§ **WHAT THE TASK ASKS**
Write the lines out again, from the top of the material to the line containing "const percents = ['15,1%', '1,0%', '28,7%', '36,2%', '18,9%'];", pictures excluded.

§ **DATA EXCERPT**
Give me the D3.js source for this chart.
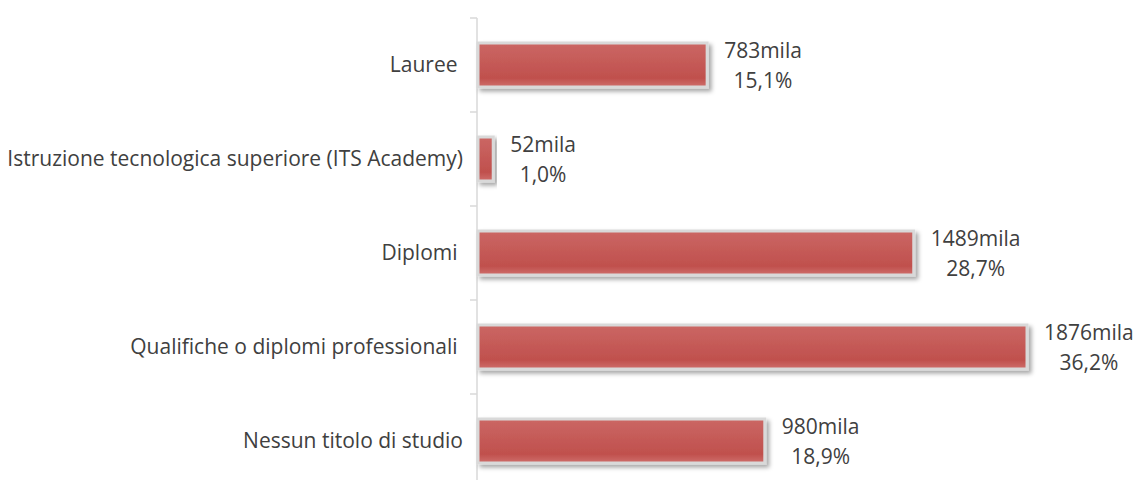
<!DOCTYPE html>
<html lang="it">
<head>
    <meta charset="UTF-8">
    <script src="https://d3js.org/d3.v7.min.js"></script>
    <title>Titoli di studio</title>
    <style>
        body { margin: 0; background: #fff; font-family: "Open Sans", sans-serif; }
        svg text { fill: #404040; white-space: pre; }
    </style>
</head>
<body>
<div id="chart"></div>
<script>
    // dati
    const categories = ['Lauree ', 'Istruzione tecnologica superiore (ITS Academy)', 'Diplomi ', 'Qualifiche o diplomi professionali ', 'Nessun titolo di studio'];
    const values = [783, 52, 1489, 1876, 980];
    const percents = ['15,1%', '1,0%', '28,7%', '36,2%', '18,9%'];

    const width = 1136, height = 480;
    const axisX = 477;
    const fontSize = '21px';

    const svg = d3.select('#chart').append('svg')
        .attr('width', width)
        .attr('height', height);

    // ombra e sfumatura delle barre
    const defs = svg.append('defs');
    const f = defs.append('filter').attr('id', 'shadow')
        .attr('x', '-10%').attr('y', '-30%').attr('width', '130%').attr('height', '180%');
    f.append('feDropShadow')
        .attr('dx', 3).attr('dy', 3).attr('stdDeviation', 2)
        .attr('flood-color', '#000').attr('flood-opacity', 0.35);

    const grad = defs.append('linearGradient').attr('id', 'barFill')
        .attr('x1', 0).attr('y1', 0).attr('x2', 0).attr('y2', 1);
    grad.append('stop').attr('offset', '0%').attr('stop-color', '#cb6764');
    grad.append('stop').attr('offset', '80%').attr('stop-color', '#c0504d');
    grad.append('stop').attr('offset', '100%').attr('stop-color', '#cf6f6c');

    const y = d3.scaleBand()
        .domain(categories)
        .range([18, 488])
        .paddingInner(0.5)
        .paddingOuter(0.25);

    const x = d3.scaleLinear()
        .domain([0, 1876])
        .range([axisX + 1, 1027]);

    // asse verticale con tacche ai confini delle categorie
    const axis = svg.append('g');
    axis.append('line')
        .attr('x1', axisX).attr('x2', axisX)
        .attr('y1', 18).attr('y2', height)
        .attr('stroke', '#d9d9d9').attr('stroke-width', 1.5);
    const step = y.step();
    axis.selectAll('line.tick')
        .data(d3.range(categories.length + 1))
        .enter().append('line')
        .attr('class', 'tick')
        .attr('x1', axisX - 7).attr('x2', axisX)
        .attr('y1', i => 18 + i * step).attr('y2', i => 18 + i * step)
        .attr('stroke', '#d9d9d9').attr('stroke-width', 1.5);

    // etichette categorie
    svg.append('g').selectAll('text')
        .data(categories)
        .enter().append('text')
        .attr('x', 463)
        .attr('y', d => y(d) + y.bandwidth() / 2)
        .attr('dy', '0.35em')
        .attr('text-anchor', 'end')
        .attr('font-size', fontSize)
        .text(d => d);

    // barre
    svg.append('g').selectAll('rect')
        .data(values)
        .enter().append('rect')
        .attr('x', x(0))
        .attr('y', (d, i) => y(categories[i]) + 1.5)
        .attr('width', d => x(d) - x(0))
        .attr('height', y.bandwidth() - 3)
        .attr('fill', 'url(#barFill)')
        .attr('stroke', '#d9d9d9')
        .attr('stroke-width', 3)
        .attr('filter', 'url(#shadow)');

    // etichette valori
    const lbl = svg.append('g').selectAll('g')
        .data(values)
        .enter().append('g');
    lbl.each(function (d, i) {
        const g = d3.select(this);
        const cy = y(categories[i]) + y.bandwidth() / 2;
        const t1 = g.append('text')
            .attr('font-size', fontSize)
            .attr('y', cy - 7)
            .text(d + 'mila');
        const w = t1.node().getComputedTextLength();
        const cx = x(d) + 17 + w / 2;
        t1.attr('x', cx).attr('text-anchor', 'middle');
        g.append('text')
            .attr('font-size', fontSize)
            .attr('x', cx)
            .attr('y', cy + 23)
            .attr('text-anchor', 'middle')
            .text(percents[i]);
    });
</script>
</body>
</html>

§ **TASK SOLUTION**
Give me the D3.js source for this chart.
<!DOCTYPE html>
<html lang="it">
<head>
    <meta charset="UTF-8">
    <script src="https://d3js.org/d3.v7.min.js"></script>
    <title>Titoli di studio</title>
    <style>
        body { margin: 0; background: #fff; font-family: "Open Sans", sans-serif; }
        svg text { fill: #404040; white-space: pre; }
    </style>
</head>
<body>
<div id="chart"></div>
<script>
    // dati
    const categories = ['Lauree ', 'Istruzione tecnologica superiore (ITS Academy)', 'Diplomi ', 'Qualifiche o diplomi professionali ', 'Nessun titolo di studio'];
    const values = [783, 52, 1489, 1876, 980];
    const percents = ['15,1%', '1,0%', '28,7%', '36,2%', '18,9%'];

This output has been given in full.